--- START OF SUPPLIED MATERIAL ---

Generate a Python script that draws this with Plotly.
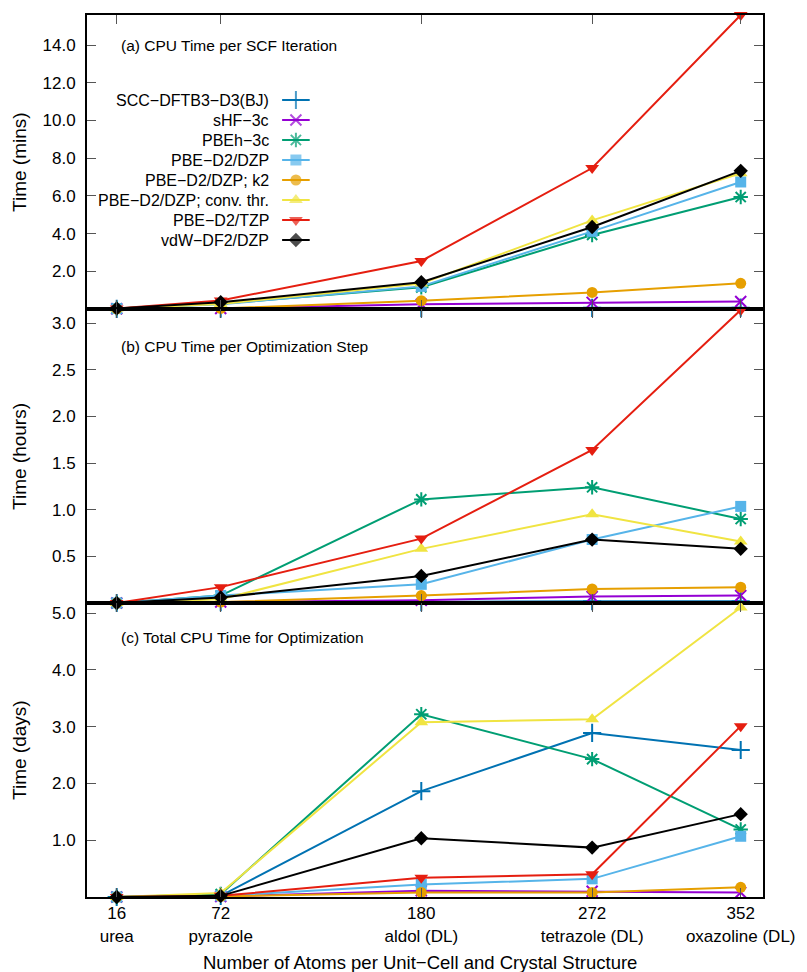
import plotly.graph_objects as go

# Unit-cell sizes (atoms) and crystal structures
atoms = [16, 72, 180, 272, 352]
structures = ["urea", "pyrazole", "aldol (DL)", "tetrazole (DL)", "oxazoline (DL)"]

methods = ["SCC−DFTB3−D3(BJ)", "sHF−3c", "PBEh−3c", "PBE−D2/DZP", "PBE−D2/DZP; k2",
           "PBE−D2/DZP; conv. thr.", "PBE−D2/TZP", "vdW−DF2/DZP"]

# (a) CPU time per SCF iteration, minutes
scf_scc = [0.01, 0.02, 0.04, 0.06, 0.07]
scf_shf = [0.01, 0.03, 0.25, 0.35, 0.40]
scf_pbeh = [0.02, 0.28, 1.15, 3.93, 5.94]
scf_dzp = [0.02, 0.25, 1.20, 4.12, 6.74]
scf_k2 = [0.01, 0.03, 0.44, 0.88, 1.36]
scf_conv = [0.02, 0.27, 1.35, 4.70, 7.20]
scf_tzp = [0.03, 0.45, 2.55, 7.48, 15.6]
scf_vdw = [0.03, 0.36, 1.42, 4.35, 7.33]

# (b) CPU time per optimization step, hours
opt_scc = [0.0, 0.01, 0.01, 0.02, 0.02]
opt_shf = [0.0, 0.01, 0.03, 0.07, 0.08]
opt_pbeh = [0.0, 0.08, 1.11, 1.24, 0.90]
opt_dzp = [0.0, 0.08, 0.20, 0.68, 1.035]
opt_k2 = [0.0, 0.01, 0.08, 0.15, 0.17]
opt_conv = [0.0, 0.04, 0.58, 0.95, 0.66]
opt_tzp = [0.0, 0.17, 0.69, 1.64, 3.14]
opt_vdw = [0.0, 0.06, 0.29, 0.68, 0.58]

# (c) total CPU time for optimization, days
tot_scc = [0.0, 0.02, 1.865, 2.89, 2.59]
tot_shf = [0.0, 0.01, 0.11, 0.10, 0.08]
tot_pbeh = [0.0, 0.05, 3.22, 2.43, 1.19]
tot_dzp = [0.0, 0.02, 0.22, 0.32, 1.07]
tot_k2 = [0.0, 0.01, 0.08, 0.08, 0.17]
tot_conv = [0.0, 0.07, 3.08, 3.13, 5.10]
tot_tzp = [0.0, 0.02, 0.34, 0.40, 3.01]
tot_vdw = [0.0, 0.02, 1.035, 0.87, 1.46]

panels = [
    ("x", "y", [scf_scc, scf_shf, scf_pbeh, scf_dzp, scf_k2, scf_conv, scf_tzp, scf_vdw]),
    ("x2", "y2", [opt_scc, opt_shf, opt_pbeh, opt_dzp, opt_k2, opt_conv, opt_tzp, opt_vdw]),
    ("x3", "y3", [tot_scc, tot_shf, tot_pbeh, tot_dzp, tot_k2, tot_conv, tot_tzp, tot_vdw]),
]

colors = ["#0072b2", "#9400d3", "#009e73", "#56b4e9", "#e69f00", "#f0e442", "#e51e10", "#000000"]
symbols = ["cross-thin", "x-thin", "asterisk", "square", "circle", "triangle-up", "triangle-down", "diamond"]
sizes = [13, 11, 12, 11, 11, 12, 12, 11]

FONT = "Liberation Sans, Arial, sans-serif"

fig = go.Figure()

for xa, ya, series in panels:
    for i, vals in enumerate(series):
        thin = symbols[i] in ("cross-thin", "x-thin", "asterisk")
        fig.add_trace(go.Scatter(
            x=atoms, y=vals, xaxis=xa, yaxis=ya, mode="lines+markers",
            line=dict(color=colors[i], width=2),
            marker=dict(symbol=symbols[i], size=sizes[i], color=colors[i],
                        line=dict(color=colors[i], width=2 if thin else 0)),
            cliponaxis=False, showlegend=False, name=methods[i],
        ))

# Key in panel (a): right-justified labels with line samples to their right
key_x = [285, 299, 313]
for i, name in enumerate(methods):
    ky = 100 + 20 * i
    thin = symbols[i] in ("cross-thin", "x-thin", "asterisk")
    fig.add_trace(go.Scatter(
        x=key_x, y=[ky, ky, ky], xaxis="x4", yaxis="y4", mode="lines+markers",
        line=dict(color=colors[i], width=2),
        marker=dict(symbol=symbols[i], size=[0, sizes[i], 0], color=colors[i],
                    line=dict(color=colors[i], width=2 if thin else 0)),
        cliponaxis=False, showlegend=False, hoverinfo="skip",
    ))
    fig.add_annotation(x=274, y=ky, xref="x4", yref="y4", text=name, showarrow=False,
                       xanchor="right", yanchor="middle", font=dict(size=16, color="#000"))

domains = [[2 / 3, 1.0], [1 / 3, 2 / 3], [0.0, 1 / 3]]
yranges = [[0, 15.6], [0, 3.15], [0, 5.18]]
yticks = [[2, 4, 6, 8, 10, 12, 14], [0.5, 1.0, 1.5, 2.0, 2.5, 3.0], [1, 2, 3, 4, 5]]

axis_common = dict(showline=True, linewidth=2, linecolor="black", mirror="ticks",
                   ticks="inside", ticklen=9, tickwidth=1, tickcolor="#555",
                   showgrid=False, zeroline=False, tickfont=dict(size=17))

layout = dict(
    width=807, height=972,
    margin=dict(l=87, r=34, t=15, b=75),
    paper_bgcolor="white", plot_bgcolor="rgba(0,0,0,0)",
    font=dict(family=FONT, size=16, color="black"),
    showlegend=False,
)
for k, (xa, ya, _) in enumerate(panels):
    xname = "xaxis" if k == 0 else f"xaxis{k + 1}"
    yname = "yaxis" if k == 0 else f"yaxis{k + 1}"
    layout[xname] = dict(axis_common, domain=[0, 1], range=[0, 364], anchor=ya,
                         tickvals=atoms,
                         ticktext=[f"{a}<br>{s}" for a, s in zip(atoms, structures)],
                         showticklabels=(k == 2))
    layout[yname] = dict(axis_common, domain=domains[k], range=yranges[k], anchor=xa,
                         tickvals=yticks[k], tickformat=".1f", ticklabelstandoff=6)

# Pixel-space axes for the key
layout["xaxis4"] = dict(domain=[0, 1], range=[87, 773], anchor="y4", visible=False, fixedrange=True)
layout["yaxis4"] = dict(domain=[2 / 3, 1.0], range=[309, 15], anchor="x4", visible=False, fixedrange=True)

fig.update_layout(**layout)

# Panel titles
titles = ["(a) CPU Time per SCF Iteration", "(b) CPU Time per Optimization Step",
          "(c) Total CPU Time for Optimization"]
title_y = [0.895, 0.874, 0.881]
ylabels = ["Time (mins)", "Time (hours)", "Time (days)"]
for k in range(3):
    dom = "y domain" if k == 0 else f"y{k + 1} domain"
    xdom = "x domain" if k == 0 else f"x{k + 1} domain"
    fig.add_annotation(x=0.047, y=title_y[k], xref=xdom, yref=dom, text=titles[k],
                       showarrow=False, xanchor="left", yanchor="middle", font=dict(size=15.5))
    fig.add_annotation(x=-0.1006, y=0.5, xref="paper", yref=dom, text=ylabels[k],
                       textangle=-90, showarrow=False, xanchor="center", yanchor="middle",
                       font=dict(size=19))

fig.add_annotation(x=0.493, y=-0.0737, xref="paper", yref="paper",
                   text="Number of Atoms per Unit−Cell and Crystal Structure",
                   showarrow=False, xanchor="center", yanchor="middle", font=dict(size=18.5))

fig.write_html("out.html")
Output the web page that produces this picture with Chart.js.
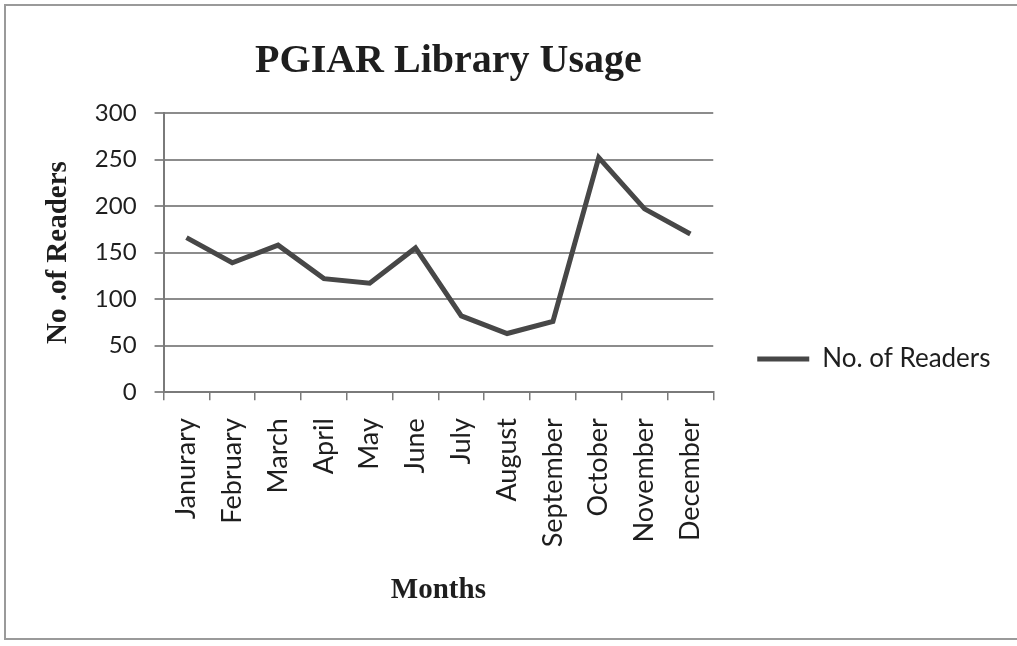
<!DOCTYPE html>
<html>
<head>
<meta charset="utf-8">
<title>PGIAR Library Usage</title>
<script src="https://cdn.jsdelivr.net/npm/chart.js@4/dist/chart.umd.min.js"></script>
<style>
    html, body { margin: 0; padding: 0; background: #fff; }
    #wrap { width: 1017px; height: 646px; position: relative; }
</style>
</head>
<body>
<div id="wrap"><canvas id="usage"></canvas></div>
<script>
// --- data ---
const months = ['Janurary', 'February', 'March', 'April', 'May', 'June',
    'July', 'August', 'September', 'October', 'November', 'December'];
const readers = [166, 139, 158, 122, 117, 155, 82, 63, 76, 252, 197, 170];
const yTicks = [0, 50, 100, 150, 200, 250, 300];

const COLORS = {
    line: '#474747',
    grid: '#8c8c8c',
    axis: '#7a7a7a',
    text: '#1e1e1e',
    frame: '#9a9a9a'
};

const SANS = "Lato, 'Open Sans', sans-serif";
const SERIF = "'Liberation Serif', 'DejaVu Serif', serif";

// white page + grey frame (its right side runs off the page)
const framePlugin = {
    id: 'frame',
    beforeDraw(chart) {
        const c = chart.ctx;
        c.save();
        c.fillStyle = '#fff';
        c.fillRect(0, 0, chart.width, chart.height);
        c.strokeStyle = COLORS.frame;
        c.lineWidth = 2;
        c.strokeRect(5, 5, 1030, 634);
        c.restore();
    }
};

// the legend box gets squeezed by the layout; give it room on the right,
// centre it lower, and nudge the title a little to the right like Excel does
const placePlugin = {
    id: 'place',
    afterLayout(chart) {
        const lg = chart.legend;
        if (lg) {
            lg.right = chart.width;
            lg.width = lg.right - lg.left;
            lg.top = 102;
            lg.height = lg.bottom - lg.top;
        }
        const tb = chart.titleBlock;
        if (tb) {
            tb.left += 10;
            tb.right += 10;
        }
    }
};

const ctx = document.getElementById('usage').getContext('2d');
new Chart(ctx, {
    type: 'line',
    data: {
        labels: months,
        datasets: [{
            label: 'No. of Readers',
            data: readers,
            borderColor: COLORS.line,
            backgroundColor: COLORS.line,
            borderWidth: 5,
            pointRadius: 0,
            tension: 0,
            fill: false
        }]
    },
    options: {
        responsive: true,
        maintainAspectRatio: false,
        animation: false,
        layout: { padding: { left: 18, right: 72, top: 10, bottom: 30 } },
        plugins: {
            title: {
                display: true,
                text: 'PGIAR Library Usage',
                fullSize: false,
                color: COLORS.text,
                font: { family: SERIF, size: 40, weight: 'bold' },
                padding: { top: 28, bottom: 27 }
            },
            legend: {
                position: 'right',
                labels: {
                    color: COLORS.text,
                    font: { family: SANS, size: 26 },
                    usePointStyle: true,
                    pointStyle: 'line',
                    pointStyleWidth: 52,
                    padding: 44
                }
            },
            tooltip: { enabled: false }
        },
        scales: {
            x: {
                offset: true,
                grid: {
                    display: true,
                    offset: true,
                    drawOnChartArea: false,
                    drawTicks: true,
                    tickLength: 8,
                    color: COLORS.axis,
                    lineWidth: 1.5
                },
                border: { color: COLORS.axis, width: 2 },
                ticks: {
                    color: COLORS.text,
                    font: { family: SANS, size: 27 },
                    minRotation: 90,
                    maxRotation: 90,
                    padding: 18,
                    autoSkip: false
                },
                title: {
                    display: true,
                    text: 'Months',
                    color: COLORS.text,
                    font: { family: SERIF, size: 29, weight: 'bold' },
                    padding: { top: 8, bottom: 8 }
                }
            },
            y: {
                min: 0,
                max: 300,
                afterBuildTicks: scale => { scale.ticks = yTicks.map(v => ({ value: v })); },
                grid: {
                    color: COLORS.grid,
                    lineWidth: 2,
                    tickLength: 9
                },
                border: { color: COLORS.axis, width: 2 },
                ticks: {
                    color: COLORS.text,
                    font: { family: SANS, size: 24 },
                    padding: 18
                },
                title: {
                    display: true,
                    text: 'No .of Readers',
                    color: COLORS.text,
                    font: { family: SERIF, size: 29, weight: 'bold' },
                    padding: { top: 23, bottom: 1 }
                }
            }
        }
    },
    plugins: [framePlugin, placePlugin]
});
</script>
</body>
</html>
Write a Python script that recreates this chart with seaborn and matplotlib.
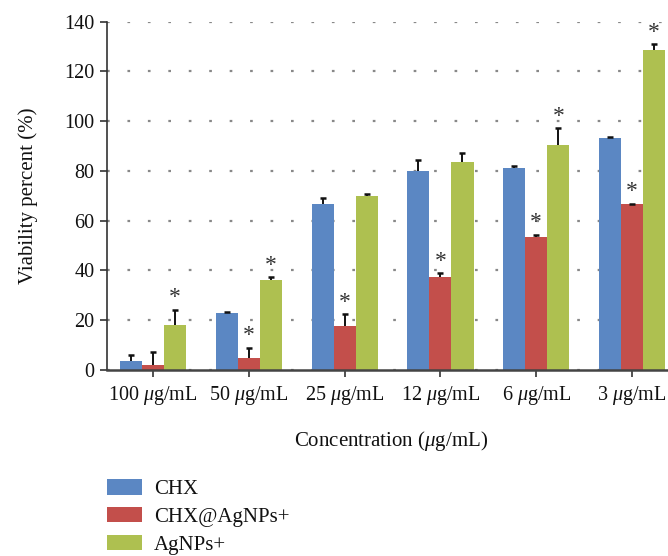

--- END OF SUPPLIED MATERIAL ---

§ REQUIREMENT
Exactly restate the lines from the beginning of the data through the line with "scf_vdw = [0.03, 0.36, 1.42, 4.35, 7.33]", and no others, keeping pictures out.

§ PROBLEM SOLUTION
Generate a Python script that draws this with Plotly.
import plotly.graph_objects as go

# Unit-cell sizes (atoms) and crystal structures
atoms = [16, 72, 180, 272, 352]
structures = ["urea", "pyrazole", "aldol (DL)", "tetrazole (DL)", "oxazoline (DL)"]

methods = ["SCC−DFTB3−D3(BJ)", "sHF−3c", "PBEh−3c", "PBE−D2/DZP", "PBE−D2/DZP; k2",
           "PBE−D2/DZP; conv. thr.", "PBE−D2/TZP", "vdW−DF2/DZP"]

# (a) CPU time per SCF iteration, minutes
scf_scc = [0.01, 0.02, 0.04, 0.06, 0.07]
scf_shf = [0.01, 0.03, 0.25, 0.35, 0.40]
scf_pbeh = [0.02, 0.28, 1.15, 3.93, 5.94]
scf_dzp = [0.02, 0.25, 1.20, 4.12, 6.74]
scf_k2 = [0.01, 0.03, 0.44, 0.88, 1.36]
scf_conv = [0.02, 0.27, 1.35, 4.70, 7.20]
scf_tzp = [0.03, 0.45, 2.55, 7.48, 15.6]
scf_vdw = [0.03, 0.36, 1.42, 4.35, 7.33]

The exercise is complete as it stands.